— Start of SOURCE DATA —

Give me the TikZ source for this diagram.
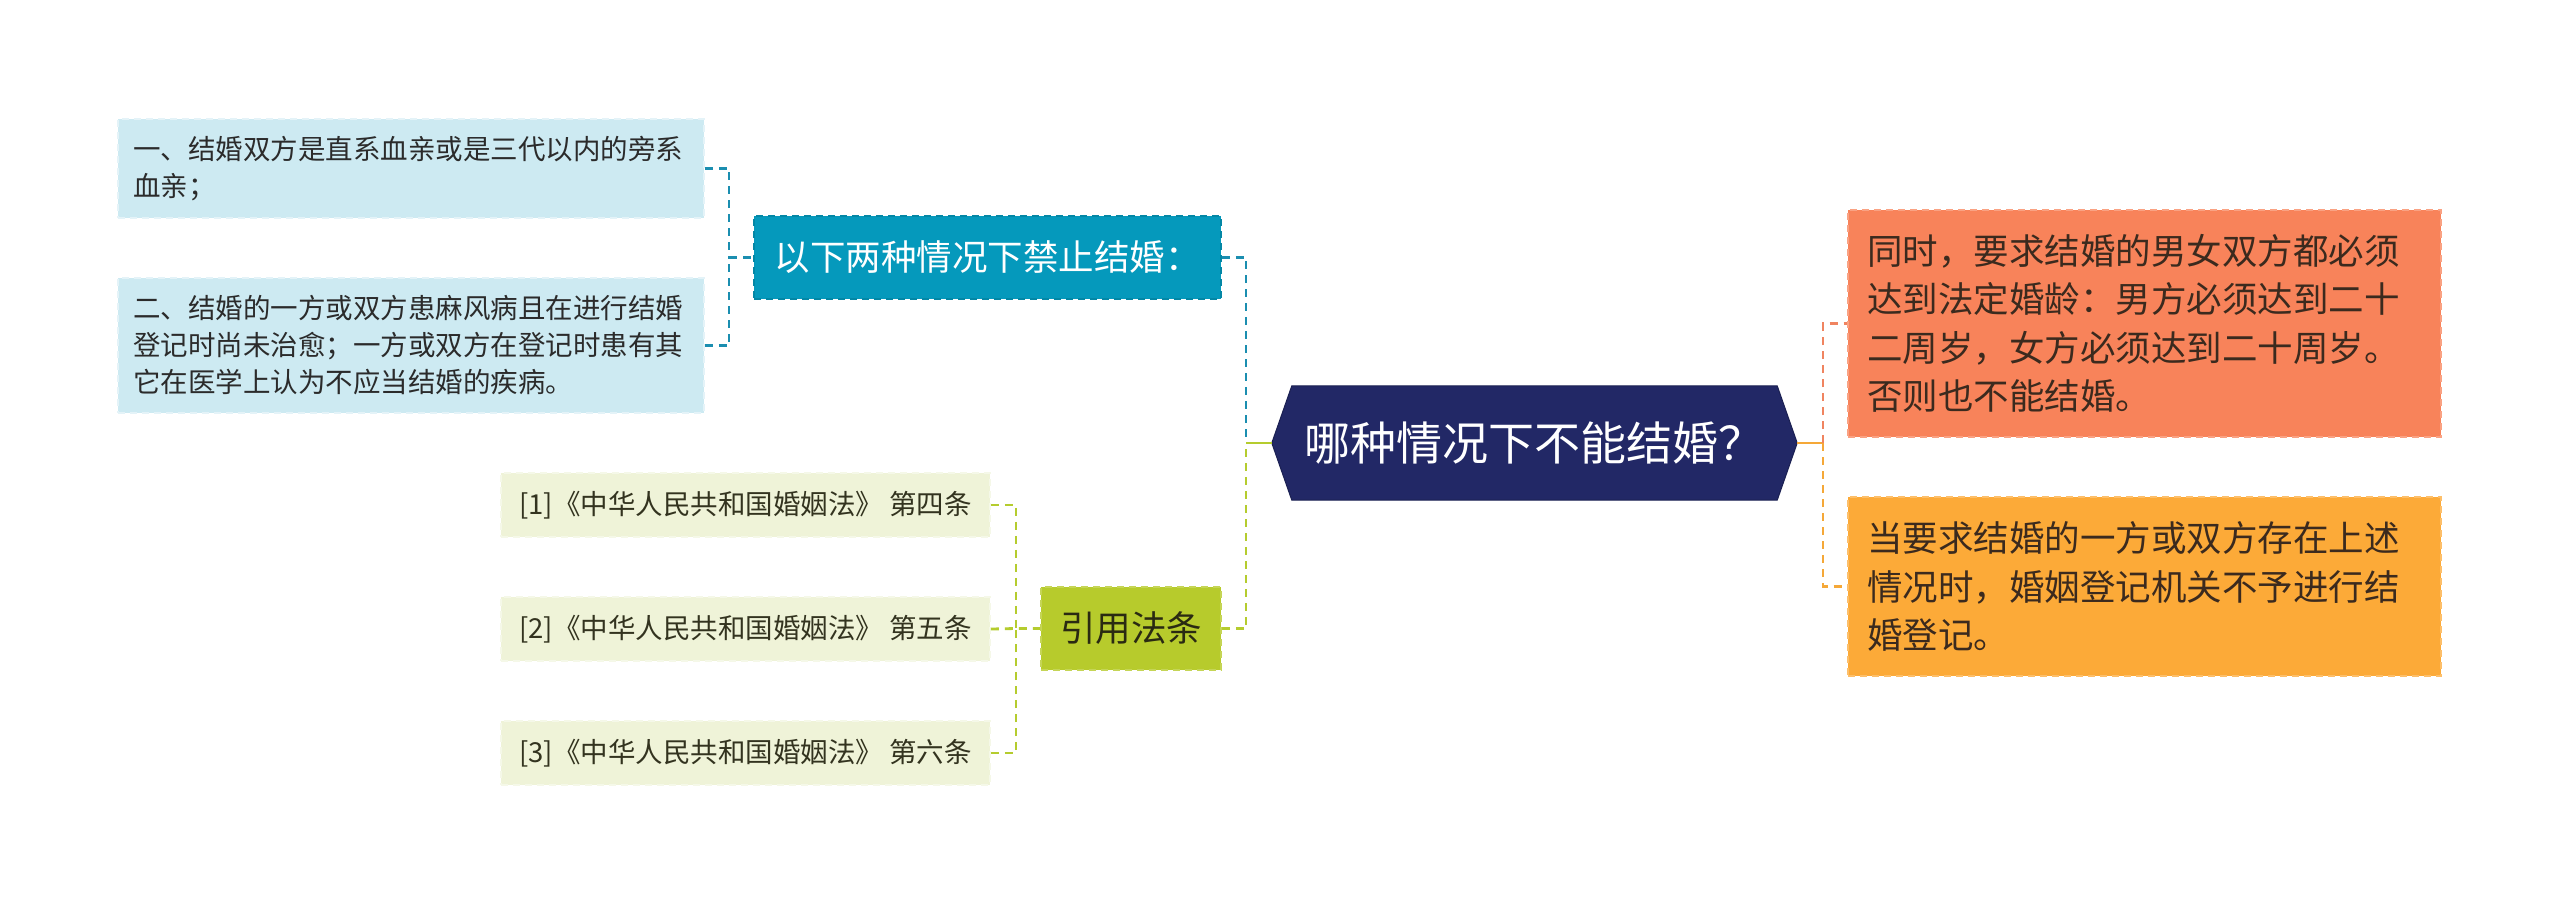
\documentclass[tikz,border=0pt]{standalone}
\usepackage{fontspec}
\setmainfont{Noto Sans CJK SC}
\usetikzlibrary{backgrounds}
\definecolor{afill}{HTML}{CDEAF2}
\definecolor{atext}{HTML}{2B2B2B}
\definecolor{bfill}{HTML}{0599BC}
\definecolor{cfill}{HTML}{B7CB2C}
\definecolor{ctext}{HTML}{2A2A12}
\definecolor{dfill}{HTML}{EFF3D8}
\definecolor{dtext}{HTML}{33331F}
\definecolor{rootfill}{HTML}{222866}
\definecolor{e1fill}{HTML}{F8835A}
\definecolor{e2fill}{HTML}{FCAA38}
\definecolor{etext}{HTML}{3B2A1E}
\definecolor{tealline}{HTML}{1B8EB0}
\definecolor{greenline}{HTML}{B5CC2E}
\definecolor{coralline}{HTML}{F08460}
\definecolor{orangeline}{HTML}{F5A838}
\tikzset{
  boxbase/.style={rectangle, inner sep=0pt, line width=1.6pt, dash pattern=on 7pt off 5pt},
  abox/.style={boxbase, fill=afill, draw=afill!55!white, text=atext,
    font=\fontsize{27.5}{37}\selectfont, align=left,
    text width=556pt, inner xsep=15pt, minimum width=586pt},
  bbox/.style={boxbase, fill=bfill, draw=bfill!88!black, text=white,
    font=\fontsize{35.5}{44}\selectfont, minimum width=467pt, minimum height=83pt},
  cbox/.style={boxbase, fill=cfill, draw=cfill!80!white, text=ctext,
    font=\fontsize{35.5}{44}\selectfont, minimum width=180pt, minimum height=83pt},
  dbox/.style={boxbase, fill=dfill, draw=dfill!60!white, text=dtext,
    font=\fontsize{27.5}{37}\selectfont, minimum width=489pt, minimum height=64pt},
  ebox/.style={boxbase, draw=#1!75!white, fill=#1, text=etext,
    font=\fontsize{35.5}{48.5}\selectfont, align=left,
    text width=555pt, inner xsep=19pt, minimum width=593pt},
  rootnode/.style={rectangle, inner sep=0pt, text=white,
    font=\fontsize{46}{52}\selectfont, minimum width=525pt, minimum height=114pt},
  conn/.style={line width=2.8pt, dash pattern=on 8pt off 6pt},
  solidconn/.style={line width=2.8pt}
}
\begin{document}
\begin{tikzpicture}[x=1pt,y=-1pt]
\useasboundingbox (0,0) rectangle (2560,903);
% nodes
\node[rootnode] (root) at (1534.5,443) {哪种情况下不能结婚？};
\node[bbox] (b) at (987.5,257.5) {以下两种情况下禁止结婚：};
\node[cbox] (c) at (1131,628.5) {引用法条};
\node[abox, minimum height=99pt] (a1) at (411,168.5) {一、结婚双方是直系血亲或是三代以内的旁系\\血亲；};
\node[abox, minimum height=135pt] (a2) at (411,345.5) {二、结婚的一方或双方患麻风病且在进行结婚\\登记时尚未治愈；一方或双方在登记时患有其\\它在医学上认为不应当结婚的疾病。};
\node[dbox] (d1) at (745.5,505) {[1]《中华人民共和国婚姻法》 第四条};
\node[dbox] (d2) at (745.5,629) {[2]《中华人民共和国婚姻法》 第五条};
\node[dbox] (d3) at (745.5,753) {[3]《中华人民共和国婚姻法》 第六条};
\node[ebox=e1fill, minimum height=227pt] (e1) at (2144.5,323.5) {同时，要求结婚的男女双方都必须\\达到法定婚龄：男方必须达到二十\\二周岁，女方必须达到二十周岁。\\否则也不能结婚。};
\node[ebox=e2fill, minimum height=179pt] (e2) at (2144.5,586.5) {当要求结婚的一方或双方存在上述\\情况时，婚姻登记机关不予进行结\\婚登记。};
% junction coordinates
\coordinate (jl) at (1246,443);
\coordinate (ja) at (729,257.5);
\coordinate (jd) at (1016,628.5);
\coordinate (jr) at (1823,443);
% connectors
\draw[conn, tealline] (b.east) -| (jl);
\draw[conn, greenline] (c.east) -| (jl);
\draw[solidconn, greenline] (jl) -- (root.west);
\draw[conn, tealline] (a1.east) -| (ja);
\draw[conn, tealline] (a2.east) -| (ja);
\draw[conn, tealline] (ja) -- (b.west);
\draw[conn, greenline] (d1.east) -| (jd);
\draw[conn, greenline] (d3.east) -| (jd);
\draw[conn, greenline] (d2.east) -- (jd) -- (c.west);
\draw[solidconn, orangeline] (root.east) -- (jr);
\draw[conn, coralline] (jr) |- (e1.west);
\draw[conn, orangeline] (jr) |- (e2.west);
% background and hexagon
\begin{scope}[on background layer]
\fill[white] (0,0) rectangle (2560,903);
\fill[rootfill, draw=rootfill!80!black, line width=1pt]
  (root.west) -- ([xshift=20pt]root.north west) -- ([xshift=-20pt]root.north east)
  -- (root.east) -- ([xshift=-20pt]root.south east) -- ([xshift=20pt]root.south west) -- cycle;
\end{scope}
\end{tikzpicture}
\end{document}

— End of SOURCE DATA —

* **YOUR OBJECTIVE**: Exclude the images, then output the data above word for word.

* **SOLUTION BELOW**:
Give me the TikZ source for this diagram.
\documentclass[tikz,border=0pt]{standalone}
\usepackage{fontspec}
\setmainfont{Noto Sans CJK SC}
\usetikzlibrary{backgrounds}
\definecolor{afill}{HTML}{CDEAF2}
\definecolor{atext}{HTML}{2B2B2B}
\definecolor{bfill}{HTML}{0599BC}
\definecolor{cfill}{HTML}{B7CB2C}
\definecolor{ctext}{HTML}{2A2A12}
\definecolor{dfill}{HTML}{EFF3D8}
\definecolor{dtext}{HTML}{33331F}
\definecolor{rootfill}{HTML}{222866}
\definecolor{e1fill}{HTML}{F8835A}
\definecolor{e2fill}{HTML}{FCAA38}
\definecolor{etext}{HTML}{3B2A1E}
\definecolor{tealline}{HTML}{1B8EB0}
\definecolor{greenline}{HTML}{B5CC2E}
\definecolor{coralline}{HTML}{F08460}
\definecolor{orangeline}{HTML}{F5A838}
\tikzset{
  boxbase/.style={rectangle, inner sep=0pt, line width=1.6pt, dash pattern=on 7pt off 5pt},
  abox/.style={boxbase, fill=afill, draw=afill!55!white, text=atext,
    font=\fontsize{27.5}{37}\selectfont, align=left,
    text width=556pt, inner xsep=15pt, minimum width=586pt},
  bbox/.style={boxbase, fill=bfill, draw=bfill!88!black, text=white,
    font=\fontsize{35.5}{44}\selectfont, minimum width=467pt, minimum height=83pt},
  cbox/.style={boxbase, fill=cfill, draw=cfill!80!white, text=ctext,
    font=\fontsize{35.5}{44}\selectfont, minimum width=180pt, minimum height=83pt},
  dbox/.style={boxbase, fill=dfill, draw=dfill!60!white, text=dtext,
    font=\fontsize{27.5}{37}\selectfont, minimum width=489pt, minimum height=64pt},
  ebox/.style={boxbase, draw=#1!75!white, fill=#1, text=etext,
    font=\fontsize{35.5}{48.5}\selectfont, align=left,
    text width=555pt, inner xsep=19pt, minimum width=593pt},
  rootnode/.style={rectangle, inner sep=0pt, text=white,
    font=\fontsize{46}{52}\selectfont, minimum width=525pt, minimum height=114pt},
  conn/.style={line width=2.8pt, dash pattern=on 8pt off 6pt},
  solidconn/.style={line width=2.8pt}
}
\begin{document}
\begin{tikzpicture}[x=1pt,y=-1pt]
\useasboundingbox (0,0) rectangle (2560,903);
% nodes
\node[rootnode] (root) at (1534.5,443) {哪种情况下不能结婚？};
\node[bbox] (b) at (987.5,257.5) {以下两种情况下禁止结婚：};
\node[cbox] (c) at (1131,628.5) {引用法条};
\node[abox, minimum height=99pt] (a1) at (411,168.5) {一、结婚双方是直系血亲或是三代以内的旁系\\血亲；};
\node[abox, minimum height=135pt] (a2) at (411,345.5) {二、结婚的一方或双方患麻风病且在进行结婚\\登记时尚未治愈；一方或双方在登记时患有其\\它在医学上认为不应当结婚的疾病。};
\node[dbox] (d1) at (745.5,505) {[1]《中华人民共和国婚姻法》 第四条};
\node[dbox] (d2) at (745.5,629) {[2]《中华人民共和国婚姻法》 第五条};
\node[dbox] (d3) at (745.5,753) {[3]《中华人民共和国婚姻法》 第六条};
\node[ebox=e1fill, minimum height=227pt] (e1) at (2144.5,323.5) {同时，要求结婚的男女双方都必须\\达到法定婚龄：男方必须达到二十\\二周岁，女方必须达到二十周岁。\\否则也不能结婚。};
\node[ebox=e2fill, minimum height=179pt] (e2) at (2144.5,586.5) {当要求结婚的一方或双方存在上述\\情况时，婚姻登记机关不予进行结\\婚登记。};
% junction coordinates
\coordinate (jl) at (1246,443);
\coordinate (ja) at (729,257.5);
\coordinate (jd) at (1016,628.5);
\coordinate (jr) at (1823,443);
% connectors
\draw[conn, tealline] (b.east) -| (jl);
\draw[conn, greenline] (c.east) -| (jl);
\draw[solidconn, greenline] (jl) -- (root.west);
\draw[conn, tealline] (a1.east) -| (ja);
\draw[conn, tealline] (a2.east) -| (ja);
\draw[conn, tealline] (ja) -- (b.west);
\draw[conn, greenline] (d1.east) -| (jd);
\draw[conn, greenline] (d3.east) -| (jd);
\draw[conn, greenline] (d2.east) -- (jd) -- (c.west);
\draw[solidconn, orangeline] (root.east) -- (jr);
\draw[conn, coralline] (jr) |- (e1.west);
\draw[conn, orangeline] (jr) |- (e2.west);
% background and hexagon
\begin{scope}[on background layer]
\fill[white] (0,0) rectangle (2560,903);
\fill[rootfill, draw=rootfill!80!black, line width=1pt]
  (root.west) -- ([xshift=20pt]root.north west) -- ([xshift=-20pt]root.north east)
  -- (root.east) -- ([xshift=-20pt]root.south east) -- ([xshift=20pt]root.south west) -- cycle;
\end{scope}
\end{tikzpicture}
\end{document}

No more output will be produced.